October 1, 2021
10:55ET: In early September, we released a short Nasdaq article outlining unusual options activity on Coty Inc. (COTY). In that article, we viewed a total of 9,765 contracts traded on the $9 call for November 19th, 2021. At the time of the publication (which was on September 8th, 2021), the COTY stock was trading at $8.36 per share.
Since then, COTY has traded in a range from $7.86 to $8.30. Over the last week or so, we’ve once again been able to observe substantial options trading; only this time, traders have their eyes set further in the future.
In the Unusual Whales flow image above, dated from the morning of September 30th to the morning of October 1st, we see a significant amount of attention on call contracts expiring in January and February of 2022. Most notably, the $9 strike for both January 21st and February 18th of 2022 garnered a massive amount of attention; one order alone consisted of 25,575 contracts for a total of $1.9M in premium.
Another popular subject of September was uranium.

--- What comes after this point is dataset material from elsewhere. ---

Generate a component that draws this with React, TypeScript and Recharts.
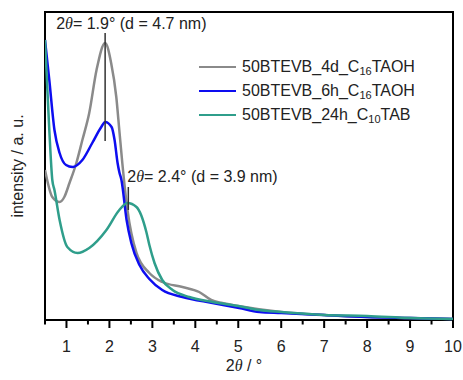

We discussed in a Nasdaq article and Unusual Blog post the unusual options activity for Cameco Corp. (CCJ) a prolific uranium mining company that had experienced consistent gains as the price of uranium rose. At the time of the first article (September 2nd), CCJ stock was trading at $19.49. By the time the second article released (September 8th), CCJ had already risen to over $22 per share. Since then, CCJ has traded as low as $20.07 during large market pullbacks, and as high as $24.73 in mid-September. The bullish sentiment of options traders appears to have maintained, however.
In the flow, there doesn’t appear to be a clearly targeted strike that traders are gravitating to. However, the December 17th, 2021 expiration date appears most frequently. The largest order between the mornings of September 30th and October 1st was 1,624 contracts on the $25 strike expiring November 19th, 2021, for a total of $180k in premium.